### Requirement
Retype the lines beneath this one, from the first through the line containing "67.2, 62.5, 57.4];". Pictures are left out.
--- BEGIN ---
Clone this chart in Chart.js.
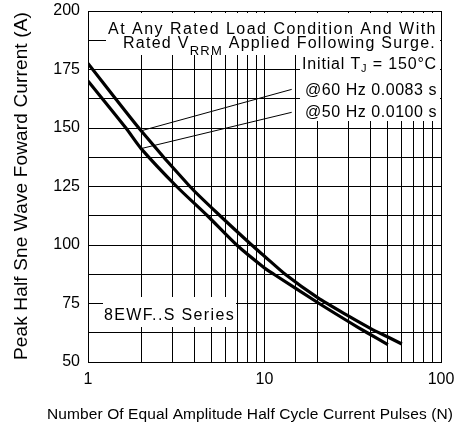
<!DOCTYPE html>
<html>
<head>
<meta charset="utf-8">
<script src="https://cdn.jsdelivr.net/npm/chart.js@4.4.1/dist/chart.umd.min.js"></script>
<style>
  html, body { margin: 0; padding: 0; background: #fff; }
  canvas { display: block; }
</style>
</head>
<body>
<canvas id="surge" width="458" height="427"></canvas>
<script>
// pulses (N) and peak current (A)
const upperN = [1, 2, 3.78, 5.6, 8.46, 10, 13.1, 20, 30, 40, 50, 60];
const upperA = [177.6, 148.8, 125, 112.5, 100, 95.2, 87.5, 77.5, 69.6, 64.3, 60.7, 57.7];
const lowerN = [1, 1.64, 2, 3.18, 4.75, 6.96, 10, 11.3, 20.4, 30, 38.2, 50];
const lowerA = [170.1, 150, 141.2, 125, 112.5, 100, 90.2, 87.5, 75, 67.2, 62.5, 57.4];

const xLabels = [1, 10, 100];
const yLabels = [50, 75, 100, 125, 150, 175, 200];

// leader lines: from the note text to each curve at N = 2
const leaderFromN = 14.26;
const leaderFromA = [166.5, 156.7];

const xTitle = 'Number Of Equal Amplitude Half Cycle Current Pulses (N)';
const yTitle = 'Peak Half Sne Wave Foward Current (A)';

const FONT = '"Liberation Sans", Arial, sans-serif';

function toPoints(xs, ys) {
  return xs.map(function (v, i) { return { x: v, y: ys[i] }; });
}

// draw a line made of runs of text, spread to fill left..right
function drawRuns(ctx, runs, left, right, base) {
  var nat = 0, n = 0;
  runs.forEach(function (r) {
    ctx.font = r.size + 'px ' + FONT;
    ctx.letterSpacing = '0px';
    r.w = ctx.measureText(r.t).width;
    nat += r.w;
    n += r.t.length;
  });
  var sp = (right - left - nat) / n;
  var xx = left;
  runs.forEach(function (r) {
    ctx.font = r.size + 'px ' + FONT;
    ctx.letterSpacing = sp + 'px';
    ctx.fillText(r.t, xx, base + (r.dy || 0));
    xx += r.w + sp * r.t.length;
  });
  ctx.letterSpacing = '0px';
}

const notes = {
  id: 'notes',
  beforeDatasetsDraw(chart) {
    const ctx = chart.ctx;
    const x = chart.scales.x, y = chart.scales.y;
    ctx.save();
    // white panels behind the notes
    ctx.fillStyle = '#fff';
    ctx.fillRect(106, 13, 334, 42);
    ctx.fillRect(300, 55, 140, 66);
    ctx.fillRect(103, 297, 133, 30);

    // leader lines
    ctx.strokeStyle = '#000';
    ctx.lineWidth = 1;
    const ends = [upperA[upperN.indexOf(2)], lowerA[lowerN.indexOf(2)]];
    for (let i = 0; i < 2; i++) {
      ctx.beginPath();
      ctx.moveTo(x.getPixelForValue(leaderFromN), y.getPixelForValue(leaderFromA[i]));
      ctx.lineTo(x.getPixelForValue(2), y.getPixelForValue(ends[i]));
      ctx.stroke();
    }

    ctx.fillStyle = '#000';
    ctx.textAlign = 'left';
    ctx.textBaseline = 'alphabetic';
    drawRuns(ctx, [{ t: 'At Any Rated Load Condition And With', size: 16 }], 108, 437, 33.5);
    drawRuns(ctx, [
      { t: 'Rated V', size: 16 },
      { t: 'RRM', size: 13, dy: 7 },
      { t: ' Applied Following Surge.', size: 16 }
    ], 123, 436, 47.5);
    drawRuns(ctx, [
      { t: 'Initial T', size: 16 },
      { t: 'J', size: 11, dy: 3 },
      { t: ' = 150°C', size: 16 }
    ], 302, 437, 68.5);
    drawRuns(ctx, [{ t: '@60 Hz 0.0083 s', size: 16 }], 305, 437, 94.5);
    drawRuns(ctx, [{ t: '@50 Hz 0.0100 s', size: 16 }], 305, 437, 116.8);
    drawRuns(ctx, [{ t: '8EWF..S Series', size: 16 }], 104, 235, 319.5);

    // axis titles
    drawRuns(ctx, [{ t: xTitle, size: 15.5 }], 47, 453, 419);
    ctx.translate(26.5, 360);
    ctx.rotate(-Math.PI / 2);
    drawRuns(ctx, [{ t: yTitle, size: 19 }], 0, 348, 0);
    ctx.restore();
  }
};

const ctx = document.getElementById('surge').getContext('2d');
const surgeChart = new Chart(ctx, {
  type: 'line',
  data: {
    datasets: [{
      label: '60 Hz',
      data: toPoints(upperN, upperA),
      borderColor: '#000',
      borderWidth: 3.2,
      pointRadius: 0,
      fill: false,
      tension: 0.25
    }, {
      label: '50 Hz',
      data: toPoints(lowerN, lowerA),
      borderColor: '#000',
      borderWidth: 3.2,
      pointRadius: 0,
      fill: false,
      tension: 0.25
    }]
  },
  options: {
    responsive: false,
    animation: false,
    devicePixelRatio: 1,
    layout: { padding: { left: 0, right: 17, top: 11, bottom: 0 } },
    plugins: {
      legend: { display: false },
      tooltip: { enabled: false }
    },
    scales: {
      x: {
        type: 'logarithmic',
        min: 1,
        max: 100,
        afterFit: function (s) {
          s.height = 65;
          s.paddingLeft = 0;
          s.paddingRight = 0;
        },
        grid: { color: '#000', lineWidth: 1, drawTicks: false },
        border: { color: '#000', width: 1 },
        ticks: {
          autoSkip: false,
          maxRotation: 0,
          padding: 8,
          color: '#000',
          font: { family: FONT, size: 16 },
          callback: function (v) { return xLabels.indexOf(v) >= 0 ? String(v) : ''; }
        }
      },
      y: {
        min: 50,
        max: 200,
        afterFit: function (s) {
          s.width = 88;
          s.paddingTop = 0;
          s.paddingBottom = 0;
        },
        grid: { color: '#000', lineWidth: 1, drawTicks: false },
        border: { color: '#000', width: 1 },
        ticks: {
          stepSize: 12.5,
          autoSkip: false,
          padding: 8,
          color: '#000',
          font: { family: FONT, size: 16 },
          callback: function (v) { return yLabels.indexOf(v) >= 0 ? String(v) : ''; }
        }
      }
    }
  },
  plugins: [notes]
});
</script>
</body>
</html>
--- END ---
### Solution for this exercise
Clone this chart in Chart.js.
<!DOCTYPE html>
<html>
<head>
<meta charset="utf-8">
<script src="https://cdn.jsdelivr.net/npm/chart.js@4.4.1/dist/chart.umd.min.js"></script>
<style>
  html, body { margin: 0; padding: 0; background: #fff; }
  canvas { display: block; }
</style>
</head>
<body>
<canvas id="surge" width="458" height="427"></canvas>
<script>
// pulses (N) and peak current (A)
const upperN = [1, 2, 3.78, 5.6, 8.46, 10, 13.1, 20, 30, 40, 50, 60];
const upperA = [177.6, 148.8, 125, 112.5, 100, 95.2, 87.5, 77.5, 69.6, 64.3, 60.7, 57.7];
const lowerN = [1, 1.64, 2, 3.18, 4.75, 6.96, 10, 11.3, 20.4, 30, 38.2, 50];
const lowerA = [170.1, 150, 141.2, 125, 112.5, 100, 90.2, 87.5, 75, 67.2, 62.5, 57.4];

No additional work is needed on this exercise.